Like the surfer decreasing the threats, with online dating you can prepare a safety plan for how to escape a threatening scenario. Most people I know insists on meeting at a safe public place, which for me has been coffee at Panera. When I’ve met guys for hikes in public places, I texted my sister and a friend to tell them where I’d be and who I was with. I always have the option of exiting any date that feels threatening or just isn’t working; there’s no obligation to stick with it. This is an advantage compared to dating back in the day, when you were stuck with that date until they drove you home.
While I’ve met some nice guys and I’ve not had horrible or threatening dates, I can’t say that this path has been easy, and many times it’s seemed unrewarding. Some of my friends have become so frustrated they either got off the sites for a few months or altogether.
An article done by Pew Research Center http://pewresearch.org, “The Virtues and Downsides of Online Dating” by M. Anderson, E. Vogels, and E. Turner, takes a look at online dating across age groups. A survey done in October of 2019 highlights perceptions of online dating:
“On a broad level, online dating users are more likely to describe their overall experience using these platforms in positive rather than negative terms. Additionally, majorities of online daters say it was at least somewhat easy for them to find others that they found physically attractive, shared common interests with, or who seemed like someone they would want to meet in person. But users also share some of the downsides to online dating. Roughly seven-in-ten online daters believe it is very common for those who use these platforms to lie to try to appear more desirable. And by a wide margin, Americans who have used a dating site or app in the past year say the experience left them feeling more frustrated (45%) than hopeful (28%).“
There are both the negative and positive, the risks versus the benefits in online dating.
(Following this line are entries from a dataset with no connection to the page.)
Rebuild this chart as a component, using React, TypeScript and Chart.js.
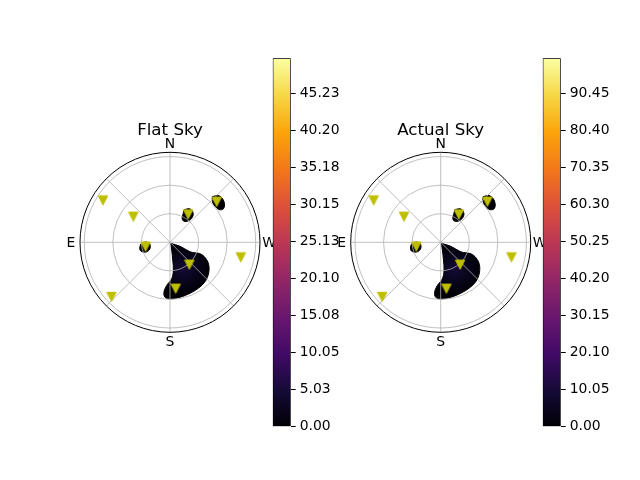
import React, { useEffect, useRef } from "react";
import Chart from "chart.js/auto";

// sky map: azimuth from N through E (E drawn on the left), zenith distance in degrees
const R_MAX = 94.5;
const RINGS = [30, 60, 90];
const SPOKES = [0, 45, 90, 135, 180, 225, 270, 315];
const CARDINALS = ["N", "E", "S", "W"];

const STAR_AZ = [58, 55, 327, 311, 100, 221, 187, 258, 133];
const STAR_ZEN = [83, 47, 35, 65, 26, 31, 49, 76, 84];

// contour outlines, x toward W, y toward N (degrees)
const MAIN_X = [0.7, 10.6, 21.2, 31.8, 37.1, 40.6, 40.6, 37.1, 30.0, 21.2, 10.6, 0, -5.3, -6.4, -3.5, 1.8, 3.5, 2.9, 1.8];
const MAIN_Y = [-1.1, -4.2, -10.0, -12.1, -16.3, -23.3, -32.2, -41.0, -48.1, -53.4, -57.7, -59.4, -57.7, -52.4, -45.3, -38.2, -29.4, -18.8, -8.2];
const SPOT_A_X = [14.8, 20.1, 23.3, 24.4, 22.3, 18.0, 13.8, 12.7, 13.8];
const SPOT_A_Y = [34.2, 35.3, 33.2, 28.9, 24.7, 22.0, 22.6, 25.8, 30.0];
const SPOT_B_X = [44.5, 50.9, 55.1, 57.2, 56.2, 51.9, 47.7, 44.5];
const SPOT_B_Y = [48.0, 49.1, 45.9, 40.6, 35.3, 34.2, 37.4, 42.7];
const SPOT_C_X = [-30.7, -25.4, -21.2, -21.2, -25.4, -30.7, -31.8];
const SPOT_C_Y = [-1.8, 0.3, -1.8, -7.1, -10.3, -9.2, -6.0];

// colorbars
const FLAT_MAX = 50;
const FLAT_TICKS = [0, 5.025, 10.05, 15.075, 20.1, 25.125, 30.15, 35.175, 40.2, 45.225];
const FLAT_LABELS = ["0.00", "5.03", "10.05", "15.08", "20.10", "25.13", "30.15", "35.18", "40.20", "45.23"];
const ACTUAL_MAX = 100;
const ACTUAL_TICKS = [0, 10.05, 20.1, 30.15, 40.2, 50.25, 60.3, 70.35, 80.4, 90.45];
const ACTUAL_LABELS = ["0.00", "10.05", "20.10", "30.15", "40.20", "50.25", "60.30", "70.35", "80.40", "90.45"];

const INFERNO = ["#000004", "#160b39", "#420a68", "#6a176e", "#932667", "#bc3754", "#dd513a", "#f37819", "#fca50a", "#f6d746", "#fcffa4"];

const FONT = "DejaVu Sans";

function toXY(az: number, zen: number) {
  const a = (az * Math.PI) / 180;
  return { x: -zen * Math.sin(a), y: zen * Math.cos(a) };
}

function outline(xs: number[], ys: number[]) {
  const pts = xs.map((x, i) => ({ x, y: ys[i] }));
  return [...pts, pts[0]];
}

const mean = (a: number[]) => a.reduce((s, v) => s + v, 0) / a.length;

// matplotlib-like "v" marker
function triangleDown(): HTMLCanvasElement {
  const c = document.createElement("canvas");
  c.width = 12;
  c.height = 12;
  const g = c.getContext("2d")!;
  g.beginPath();
  g.moveTo(1.3, 1.4);
  g.lineTo(10.7, 1.4);
  g.lineTo(6, 10.6);
  g.closePath();
  g.fillStyle = "#bfbf00";
  g.strokeStyle = "#bfbf00";
  g.lineWidth = 1;
  g.fill();
  g.stroke();
  return c;
}

const skyFrame = {
  id: "skyFrame",
  beforeDatasetDraw(chart: any, args: any) {
    if (args.meta.type !== "scatter") return;
    const { ctx, scales } = chart;
    const cx = scales.x.getPixelForValue(0);
    const cy = scales.y.getPixelForValue(0);
    const k = (scales.x.getPixelForValue(R_MAX) - cx) / R_MAX;
    ctx.save();
    ctx.strokeStyle = "#b0b0b0";
    ctx.lineWidth = 0.8;
    RINGS.forEach((r) => {
      ctx.beginPath();
      ctx.arc(cx, cy, r * k, 0, Math.PI * 2);
      ctx.stroke();
    });
    SPOKES.forEach((az) => {
      const p = toXY(az, R_MAX);
      ctx.beginPath();
      ctx.moveTo(cx, cy);
      ctx.lineTo(cx + p.x * k, cy - p.y * k);
      ctx.stroke();
    });
    ctx.strokeStyle = "#000";
    ctx.lineWidth = 1;
    ctx.beginPath();
    ctx.arc(cx, cy, R_MAX * k, 0, Math.PI * 2);
    ctx.stroke();
    ctx.restore();
  },
  afterDraw(chart: any, _args: any, opts: any) {
    const { ctx, scales } = chart;
    const cx = scales.x.getPixelForValue(0);
    const cy = scales.y.getPixelForValue(0);
    ctx.save();
    ctx.fillStyle = "#000";
    ctx.textAlign = "center";
    ctx.textBaseline = "alphabetic";
    ctx.font = `13.9px "${FONT}"`;
    CARDINALS.forEach((t, i) => {
      const p = toXY(i * 90, 99);
      ctx.fillText(t, cx + p.x, cy - p.y + 5);
    });
    ctx.font = `16.67px "${FONT}"`;
    ctx.fillText(opts.title, cx, cy - 107);
    ctx.restore();
  },
};

function SkyPanel({ left, centerX, title }: { left: number; centerX: number; title: string }) {
  const ref = useRef<HTMLCanvasElement | null>(null);

  useEffect(() => {
    if (!ref.current) return;
    const marker = triangleDown();
    const stars = STAR_AZ.map((az, i) => toXY(az, STAR_ZEN[i]));
    const glowX = mean(MAIN_X);
    const glowY = mean(MAIN_Y) + 4;

    const mainFill = (c: any) => {
      const chart = c.chart;
      if (!chart.chartArea) return "#000004";
      const gx = chart.scales.x.getPixelForValue(glowX);
      const gy = chart.scales.y.getPixelForValue(glowY);
      const g = chart.ctx.createRadialGradient(gx, gy, 0, gx, gy, 26);
      g.addColorStop(0, "#150b36");
      g.addColorStop(0.5, "#08051c");
      g.addColorStop(1, "#000004");
      return g;
    };

    const blob = (xs: number[], ys: number[], fill: any) => ({
      type: "line" as const,
      data: outline(xs, ys),
      fill: "shape",
      backgroundColor: fill,
      borderColor: "#000004",
      borderWidth: 1,
      pointRadius: 0,
      tension: 0.35,
      order: 2,
    });

    const padLeft = centerX - 90 - left;
    const chart = new Chart(ref.current, {
      type: "scatter",
      data: {
        datasets: [
          {
            data: stars,
            pointStyle: marker,
            pointRadius: 5,
            order: 1,
          },
          blob(MAIN_X, MAIN_Y, mainFill),
          blob(SPOT_A_X, SPOT_A_Y, "#000004"),
          blob(SPOT_B_X, SPOT_B_Y, "#000004"),
          blob(SPOT_C_X, SPOT_C_Y, "#000004"),
        ] as any,
      },
      options: {
        animation: false,
        responsive: false,
        devicePixelRatio: 1,
        layout: { padding: { left: padLeft, right: 260 - 180 - padLeft, top: 52.3, bottom: 47.7 } },
        scales: {
          x: { type: "linear", display: false, min: -R_MAX, max: R_MAX },
          y: { type: "linear", display: false, min: -R_MAX, max: R_MAX },
        },
        plugins: {
          legend: { display: false },
          tooltip: { enabled: false },
          skyFrame: { title },
        } as any,
      },
      plugins: [skyFrame],
    });

    return () => chart.destroy();
  }, [left, centerX, title]);

  return (
    <canvas
      ref={ref}
      width={260}
      height={280}
      style={{ position: "absolute", left, top: 100, width: 260, height: 280 }}
    />
  );
}

function ColorBar({ left, max, ticks, labels }: { left: number; max: number; ticks: number[]; labels: string[] }) {
  const ref = useRef<HTMLCanvasElement | null>(null);

  useEffect(() => {
    if (!ref.current) return;
    const infernoFill = (c: any) => {
      const area = c.chart.chartArea;
      if (!area) return INFERNO[0];
      const g = c.chart.ctx.createLinearGradient(0, area.bottom, 0, area.top);
      INFERNO.forEach((col, i) => g.addColorStop(i / (INFERNO.length - 1), col));
      return g;
    };

    const chart = new Chart(ref.current, {
      type: "bar",
      data: {
        labels: [""],
        datasets: [
          {
            data: [[0, max]] as any,
            backgroundColor: infernoFill,
            borderColor: "#000",
            borderWidth: 1,
            borderSkipped: false,
            barPercentage: 1,
            categoryPercentage: 1,
          },
        ],
      },
      options: {
        animation: false,
        responsive: false,
        devicePixelRatio: 1,
        layout: { padding: { left: 10.7, right: 0, top: 10.3, bottom: 11.3 } },
        plugins: { legend: { display: false }, tooltip: { enabled: false } },
        scales: {
          x: { display: false },
          y: {
            position: "right",
            min: 0,
            max,
            afterBuildTicks: (s: any) => {
              s.ticks = ticks.map((v) => ({ value: v }));
            },
            afterFit: (s: any) => {
              s.width = 51.3;
              s.paddingTop = 0;
              s.paddingBottom = 0;
            },
            grid: { drawOnChartArea: false, drawTicks: true, tickLength: 5, color: "#000", lineWidth: 1 },
            border: { display: false },
            ticks: {
              padding: 4,
              color: "#000",
              font: { family: FONT, size: 13.9 },
              callback: (_v: any, i: number) => labels[i],
            },
          },
        },
      },
    });

    return () => chart.destroy();
  }, [left, max, ticks, labels]);

  return (
    <canvas
      ref={ref}
      width={80}
      height={390}
      style={{ position: "absolute", left, top: 48, width: 80, height: 390 }}
    />
  );
}

export default function App(): JSX.Element {
  return (
    <div style={{ position: "fixed", left: 0, top: 0, width: 640, height: 480, background: "#fff" }}>
      <SkyPanel left={40} centerX={170} title="Flat Sky" />
      <ColorBar left={262} max={FLAT_MAX} ticks={FLAT_TICKS} labels={FLAT_LABELS} />
      <SkyPanel left={311} centerX={440.7} title="Actual Sky" />
      <ColorBar left={532} max={ACTUAL_MAX} ticks={ACTUAL_TICKS} labels={ACTUAL_LABELS} />
    </div>
  );
}
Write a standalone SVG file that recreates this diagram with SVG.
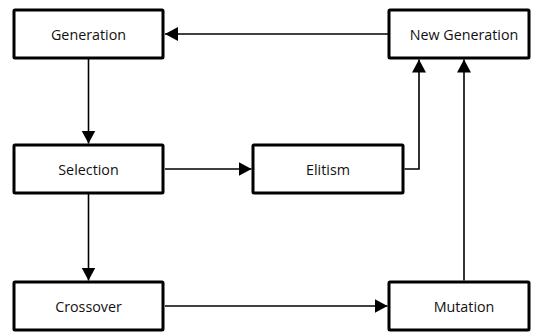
<svg xmlns="http://www.w3.org/2000/svg" width="534" height="333" viewBox="0 0 534 333">
<style>
.box{fill:#fff;stroke:#000;stroke-width:3;stroke-linejoin:round}
.lbl{font-family:"Open Sans","Liberation Sans",sans-serif;font-size:14.3px;fill:#111;text-anchor:middle;dominant-baseline:central}
.con{fill:none;stroke:#000;stroke-width:1.6}
</style>
<defs>
<marker id="ah" markerUnits="userSpaceOnUse" markerWidth="14" markerHeight="15" refX="13" refY="7" orient="auto" viewBox="0 0 14 14">
<path d="M0,0 L13,7 L0,14 z" fill="#000"/>
</marker>
</defs>
<g id="connectors">
<path class="con" d="M389,34 L165,34" marker-end="url(#ah)"/>
<path class="con" d="M88.5,59 L88.5,143.5" marker-end="url(#ah)"/>
<path class="con" d="M165,169 L251.5,169" marker-end="url(#ah)"/>
<path class="con" d="M88.5,194 L88.5,280.5" marker-end="url(#ah)"/>
<path class="con" d="M165,306 L387.5,306" marker-end="url(#ah)"/>
<path class="con" d="M404.5,169 L419,169 L419,59.5" marker-end="url(#ah)"/>
<path class="con" d="M464,280.5 L464,59.5" marker-end="url(#ah)"/>
</g>
<g id="generation"><rect class="box" x="14" y="10" width="149" height="48" rx="1"/><text class="lbl" x="88.5" y="34">Generation</text></g>
<g id="new-generation"><rect class="box" x="389" y="10" width="140" height="48" rx="1"/><text class="lbl" x="464" y="34">New Generation</text></g>
<g id="selection"><rect class="box" x="14" y="145" width="149" height="48" rx="1"/><text class="lbl" x="88.5" y="169">Selection</text></g>
<g id="elitism"><rect class="box" x="253" y="145" width="150" height="48" rx="1"/><text class="lbl" x="328" y="169">Elitism</text></g>
<g id="crossover"><rect class="box" x="14" y="282" width="149" height="48" rx="1"/><text class="lbl" x="88.5" y="306">Crossover</text></g>
<g id="mutation"><rect class="box" x="389" y="282" width="140" height="48" rx="1"/><text class="lbl" x="464" y="306">Mutation</text></g>
</svg>
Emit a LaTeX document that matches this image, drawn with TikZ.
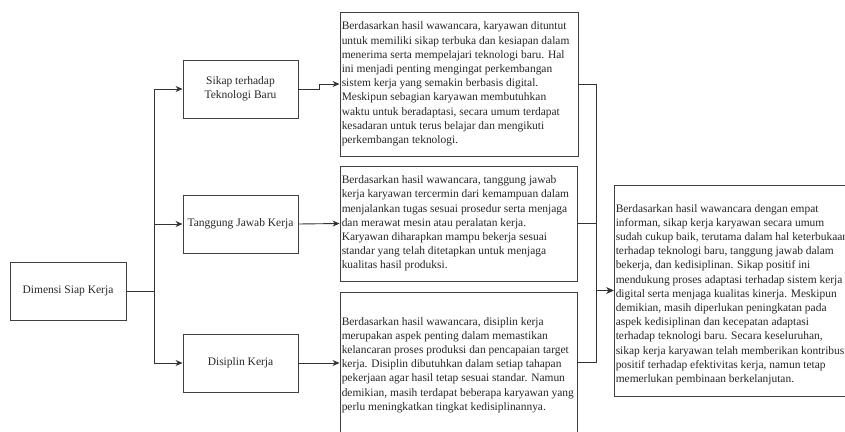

But perhaps the greatest risk of online dating is the same as traditional dating; you can get your heart broken.
Especially when I first started down this road, I had many nights when I woke up in the middle of the night and had a hard time getting back to sleep. I’d sit in my desk chair and look out into the area in front of my apartment–so still, no one walking their dogs at four in the morning.
One night, I had a low mood after realizing that a guy I’d liked, who’d been messaging me, was likely a scammer. I was disappointed and felt foolish for thinking he was real. I saw how quickly my heart could fall for someone–and in turn, how easily my heart could be broken. Maybe I should get off the site and just take a slower, more traditional route to finding someone. But couldn’t my heart still be broken? I’d known plenty of people who’d dated a real person for an extended period and it ended in heartbreak.
Looking out at the cars, sleeping in their individual spaces, it occurred to me, “When you fall for someone, your heart has to expand–to open up to that other person, to take in their world, and have a greater understanding of your own.” There’s personal growth in that expansion–no matter the outcome, I thought. Calculating the risk, heartbreak is a likely occurrence, but maybe there’s growth that eventually leads to resiliency– a stronger heart.
Maybe it’s worth a calculated risk to continue the path of online dating.
2 thoughts on “Calculated Risks: Online Dating”
Connie, I liked this just for the opportunity to view an angle not considered. When I started reading the thought of calculating a feeling began to morph into a physical part of living that went beyond feeling. Well, I guess that is what you do best. Love and Blessing, and sorry for the late response. John,
Thanks again for your response–and never a worry at any delay; I’m just grateful that you read and respond–no matter when it occurs.